Accessible Entropy (tentative title)

by Iftach Haitner, Omer Reingold Salil Vadhan and Hoeteck Wee.

Oded's comments

The standard notion of "computational entropy" refers to a situation in which a distribution appears to have a higher entropy than it actually has; that is, a distribution $X$ is computationally indistinguishable from a distribution $Y$ whereas $H(Y) > H(X)$, where $H(Z)$ denotes the standard (information theoretic) measure of entropy. The new notion refers to a "kind of opposite" situation in which sampling the support of a distribution fails to obtain its entropy; that is, any feasible procedure $S$ that sample the support of a distribution $X$ has entropy that is lower than the entropy of $X$ (i.e., $H(S) < H(X)$).
One nice application of the new notion is a construction of a statistically hiding commitment (from any one-way function) which mirrors the construction of statistically binding commitment (from any one-way function, via the construction of a pseudorandom generator). Thus, these two dual primitives are derived via analogous manipulations of dual notions of computational entropy.

The original abstract

We put forth a new computational notion of entropy, which measures the (in)feasibility of sampling high entropy strings that are consistent with a given protocol.
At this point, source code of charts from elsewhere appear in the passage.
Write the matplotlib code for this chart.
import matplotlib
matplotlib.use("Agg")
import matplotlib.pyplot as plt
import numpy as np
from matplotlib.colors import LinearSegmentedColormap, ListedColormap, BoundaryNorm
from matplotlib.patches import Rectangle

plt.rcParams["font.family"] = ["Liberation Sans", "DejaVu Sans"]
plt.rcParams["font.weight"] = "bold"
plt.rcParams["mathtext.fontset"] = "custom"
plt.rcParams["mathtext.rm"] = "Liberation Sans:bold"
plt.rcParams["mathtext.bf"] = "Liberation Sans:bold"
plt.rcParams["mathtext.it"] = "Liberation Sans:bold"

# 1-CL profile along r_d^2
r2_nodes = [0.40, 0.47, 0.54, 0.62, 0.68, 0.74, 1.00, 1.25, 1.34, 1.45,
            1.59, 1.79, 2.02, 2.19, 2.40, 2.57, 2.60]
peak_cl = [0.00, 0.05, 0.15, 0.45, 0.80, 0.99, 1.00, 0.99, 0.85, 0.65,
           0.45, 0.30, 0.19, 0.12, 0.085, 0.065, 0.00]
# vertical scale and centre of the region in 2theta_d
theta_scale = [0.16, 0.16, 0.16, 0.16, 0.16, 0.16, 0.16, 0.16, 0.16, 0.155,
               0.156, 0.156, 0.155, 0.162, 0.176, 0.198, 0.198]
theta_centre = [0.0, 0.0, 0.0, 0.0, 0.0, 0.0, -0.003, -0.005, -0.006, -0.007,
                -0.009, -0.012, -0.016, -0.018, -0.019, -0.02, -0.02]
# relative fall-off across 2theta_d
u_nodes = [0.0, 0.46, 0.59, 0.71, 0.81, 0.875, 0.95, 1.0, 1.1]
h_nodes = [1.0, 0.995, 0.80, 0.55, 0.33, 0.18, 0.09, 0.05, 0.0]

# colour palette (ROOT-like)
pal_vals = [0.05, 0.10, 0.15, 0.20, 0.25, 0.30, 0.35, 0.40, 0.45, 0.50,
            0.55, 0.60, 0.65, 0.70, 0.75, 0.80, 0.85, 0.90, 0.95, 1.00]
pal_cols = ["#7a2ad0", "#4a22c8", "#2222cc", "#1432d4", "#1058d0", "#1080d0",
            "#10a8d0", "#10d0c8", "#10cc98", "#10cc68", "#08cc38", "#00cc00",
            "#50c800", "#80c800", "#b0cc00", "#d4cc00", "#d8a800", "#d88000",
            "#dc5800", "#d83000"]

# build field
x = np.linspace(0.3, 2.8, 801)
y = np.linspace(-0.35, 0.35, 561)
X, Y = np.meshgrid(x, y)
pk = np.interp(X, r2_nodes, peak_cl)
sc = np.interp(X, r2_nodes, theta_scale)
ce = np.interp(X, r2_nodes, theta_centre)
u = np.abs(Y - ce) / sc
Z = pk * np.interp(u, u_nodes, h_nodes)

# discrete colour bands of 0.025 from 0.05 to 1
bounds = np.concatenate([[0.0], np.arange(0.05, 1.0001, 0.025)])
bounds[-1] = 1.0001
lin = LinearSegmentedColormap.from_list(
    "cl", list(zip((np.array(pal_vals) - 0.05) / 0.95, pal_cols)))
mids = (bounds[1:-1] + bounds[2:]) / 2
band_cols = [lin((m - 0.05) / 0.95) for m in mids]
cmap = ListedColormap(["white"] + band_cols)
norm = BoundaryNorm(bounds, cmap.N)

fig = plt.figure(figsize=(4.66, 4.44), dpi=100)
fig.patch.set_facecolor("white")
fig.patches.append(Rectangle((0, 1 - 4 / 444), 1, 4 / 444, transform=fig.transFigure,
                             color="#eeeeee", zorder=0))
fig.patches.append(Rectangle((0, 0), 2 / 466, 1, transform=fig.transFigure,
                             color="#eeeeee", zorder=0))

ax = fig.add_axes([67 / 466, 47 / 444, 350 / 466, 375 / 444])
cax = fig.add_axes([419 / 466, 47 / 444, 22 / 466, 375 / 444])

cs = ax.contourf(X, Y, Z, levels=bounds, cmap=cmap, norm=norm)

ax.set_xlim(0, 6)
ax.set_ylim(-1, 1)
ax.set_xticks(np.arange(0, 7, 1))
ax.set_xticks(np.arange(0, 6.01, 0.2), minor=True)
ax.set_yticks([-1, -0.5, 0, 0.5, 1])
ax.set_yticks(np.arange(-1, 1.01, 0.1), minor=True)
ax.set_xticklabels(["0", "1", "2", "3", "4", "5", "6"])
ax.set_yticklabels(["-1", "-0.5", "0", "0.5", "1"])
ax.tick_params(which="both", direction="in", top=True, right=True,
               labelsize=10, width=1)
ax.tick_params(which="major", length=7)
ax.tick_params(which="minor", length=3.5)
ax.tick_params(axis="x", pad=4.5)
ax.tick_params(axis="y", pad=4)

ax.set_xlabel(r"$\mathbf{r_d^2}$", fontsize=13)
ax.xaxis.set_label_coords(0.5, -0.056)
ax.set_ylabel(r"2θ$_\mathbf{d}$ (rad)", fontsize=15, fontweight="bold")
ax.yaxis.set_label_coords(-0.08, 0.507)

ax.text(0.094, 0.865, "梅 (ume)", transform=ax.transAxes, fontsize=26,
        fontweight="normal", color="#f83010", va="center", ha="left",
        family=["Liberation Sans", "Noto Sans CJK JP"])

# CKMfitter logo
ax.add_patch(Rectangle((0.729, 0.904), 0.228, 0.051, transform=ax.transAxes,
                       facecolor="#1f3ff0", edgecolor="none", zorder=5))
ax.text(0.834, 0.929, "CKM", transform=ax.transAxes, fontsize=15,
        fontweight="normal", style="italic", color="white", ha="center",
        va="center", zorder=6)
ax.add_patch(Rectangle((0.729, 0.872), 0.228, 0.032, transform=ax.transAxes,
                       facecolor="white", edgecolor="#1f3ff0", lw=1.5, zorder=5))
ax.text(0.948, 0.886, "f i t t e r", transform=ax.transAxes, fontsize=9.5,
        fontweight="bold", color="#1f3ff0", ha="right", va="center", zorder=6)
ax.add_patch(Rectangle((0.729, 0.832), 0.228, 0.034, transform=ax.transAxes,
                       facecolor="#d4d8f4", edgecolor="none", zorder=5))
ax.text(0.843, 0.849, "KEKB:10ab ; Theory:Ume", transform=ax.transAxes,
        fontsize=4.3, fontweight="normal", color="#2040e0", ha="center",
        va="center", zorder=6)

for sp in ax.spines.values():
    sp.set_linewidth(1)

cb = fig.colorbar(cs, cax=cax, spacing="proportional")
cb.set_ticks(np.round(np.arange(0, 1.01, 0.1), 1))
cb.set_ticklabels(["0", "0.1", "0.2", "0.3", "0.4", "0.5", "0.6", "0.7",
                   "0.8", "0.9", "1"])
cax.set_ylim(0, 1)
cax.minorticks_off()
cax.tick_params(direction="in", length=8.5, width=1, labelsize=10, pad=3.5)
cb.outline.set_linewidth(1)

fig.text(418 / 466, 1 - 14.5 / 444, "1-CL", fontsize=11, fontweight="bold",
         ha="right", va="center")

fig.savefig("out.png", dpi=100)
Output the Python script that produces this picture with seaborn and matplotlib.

Specifically, we say that the ith round of a protocol (A; B) has accessible entropy at most k, if no polynomial-time strategy A* can generate messages for A such that the entropy of its message in the ith round has entropy greater than k when conditioned both on prior messages of the protocol and on prior coin tosses of A*. As applications of this notion, we
1. Give a much simpler and more efficient construction of statistically hiding commitment schemes from arbitrary one-way functions.
2. Prove that constant-round statistically hiding commitments are necessary for constructing constant-round zero-knowledge proof systems for NP that remain secure under parallel composition (assuming the existence of one-way functions).